High-Throughput Serving with vLLM on Ubuntu

laptop_mac macOS Sonoma Intermediate schedule 8 min read
Author by Alex Rivera • May 14, 2024

If you are building an application with multiple concurrent users, Ollama and LM Studio won't cut it. You need an enterprise-grade inference engine. You need vLLM.

Introduction

vLLM is a high-throughput and memory-efficient LLM serving engine. It uses a technique called PagedAttention to effectively manage attention keys and values, yielding 2-4x higher throughput than standard HuggingFace Transformers.

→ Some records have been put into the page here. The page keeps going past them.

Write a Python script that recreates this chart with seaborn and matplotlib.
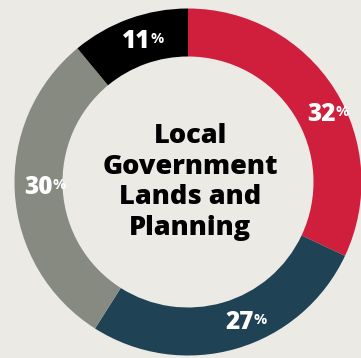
import matplotlib
matplotlib.use("Agg")
import matplotlib.pyplot as plt
import seaborn as sns
import numpy as np

# Share of spending by category (clockwise from 12 o'clock)
categories = ["Red", "Navy", "Grey", "Black"]
shares = [32, 27, 30, 11]
colors = ["#d01f3d", "#1f4254", "#868a80", "#000000"]
label_nudge_deg = [5.7, -3.8, 1.4, -0.3]
center_title = "Local\nGovernment\nLands and\nPlanning"

BG = "#ebeae5"
sns.set_theme(style="white", rc={"figure.facecolor": BG, "axes.facecolor": BG})
plt.rcParams["font.family"] = ["Open Sans", "DejaVu Sans"]

W, H = 361, 358
fig = plt.figure(figsize=(W / 100, H / 100), dpi=100)
ax = fig.add_axes([0, 0, 1, 1])

cx, cy = 188, H - 182
r_out = 173.5
ring = 48

wedges, _ = ax.pie(shares, colors=colors, startangle=90, counterclock=False,
                   radius=r_out, center=(cx, cy),
                   wedgeprops=dict(width=ring, linewidth=0))
ax.set_xlim(0, W)
ax.set_ylim(0, H)
ax.set_aspect("equal")
ax.axis("off")

ax.text(cx + 2, cy, center_title, ha="center", va="center",
        fontsize=19.5, fontweight="heavy", color="#000000", linespacing=1.24)

fig.canvas.draw()
r_lab = r_out - ring / 2
inv = ax.transData.inverted()
for w, val, nudge in zip(wedges, shares, label_nudge_deg):
    mid = np.deg2rad((w.theta1 + w.theta2) / 2 - nudge)
    x = cx + r_lab * np.cos(mid)
    y = cy + r_lab * np.sin(mid)
    t = ax.text(x, y, f"{val}", ha="center", va="center", fontsize=17.5,
                fontweight="heavy", color="white")
    bb = t.get_window_extent(renderer=fig.canvas.get_renderer())
    px, py = inv.transform((bb.x1, bb.y1 - 3))
    ax.text(px, py, "%", ha="left", va="top", fontsize=10.5,
            fontweight="bold", color="white")

fig.savefig("out.png", dpi=100, facecolor=BG)
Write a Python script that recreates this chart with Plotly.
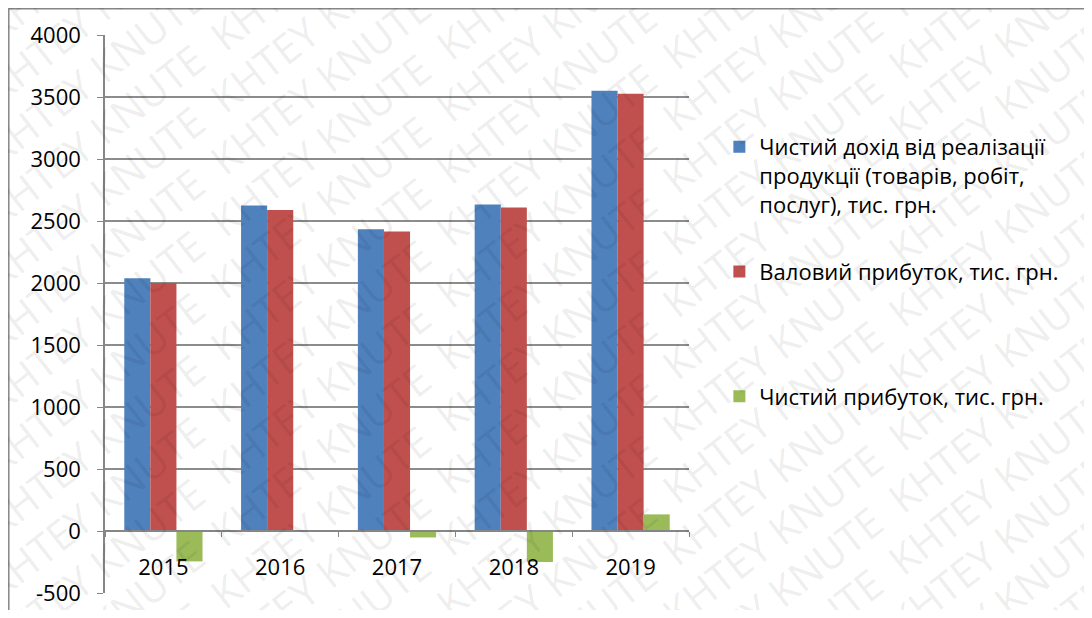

This guide assumes you are running a Linux server with at least one high-end NVIDIA GPU (e.g., RTX 3090, 4090, or A100).

Prerequisites

vLLM requires Python and CUDA. We highly recommend using a virtual environment like conda or standard venv.

Terminal
sudo apt update
sudo apt install python3-pip python3-venv

# Create and activate environment
python3 -m venv vllm-env
source vllm-env/bin/activate

Step 1 Installing vLLM

Install vLLM directly from PyPI. This will automatically pull down PyTorch and the necessary CUDA dependencies.

Terminal
pip install vllm

Step 2 Running an OpenAI-Compatible Server

vLLM natively supports the OpenAI API protocol. You can serve a model directly from the command line. We'll use Llama 3 8B as an example.

Terminal
python3 -m vllm.entrypoints.openai.api_server   --model meta-llama/Meta-Llama-3-8B-Instruct   --dtype auto   --api-key your-secret-key   --port 8000

Key Parameters Explained: - --model: The HuggingFace repository ID. vLLM will download it automatically. - --dtype auto: Automatically uses bfloat16 or float16 for maximum performance. - --api-key: Secures your endpoint so random internet users can't spam your GPU.

Step 3 Connecting to the API

You can now hit this server using the standard OpenAI Python SDK, just by swapping the base_url.

Terminal
from openai import OpenAI

client = OpenAI(
    base_url="http://localhost:8000/v1",
    api_key="your-secret-key"
)

response = client.chat.completions.create(
    model="meta-llama/Meta-Llama-3-8B-Instruct",
    messages=[
        {"role": "user", "content": "Explain PagedAttention."}
    ],
)

print(response.choices[0].message.content)

Step 4 Optimizing for Production

If you have multiple GPUs (e.g., two RTX 3090s), you can split a large 70B model across them using tensor parallelism. Just add the --tensor-parallel-size flag:

Terminal
python3 -m vllm.entrypoints.openai.api_server   --model meta-llama/Meta-Llama-3-70B-Instruct   --tensor-parallel-size 2

With vLLM running, your Linux server is now capable of handling dozens of concurrent requests simultaneously with zero latency degradation.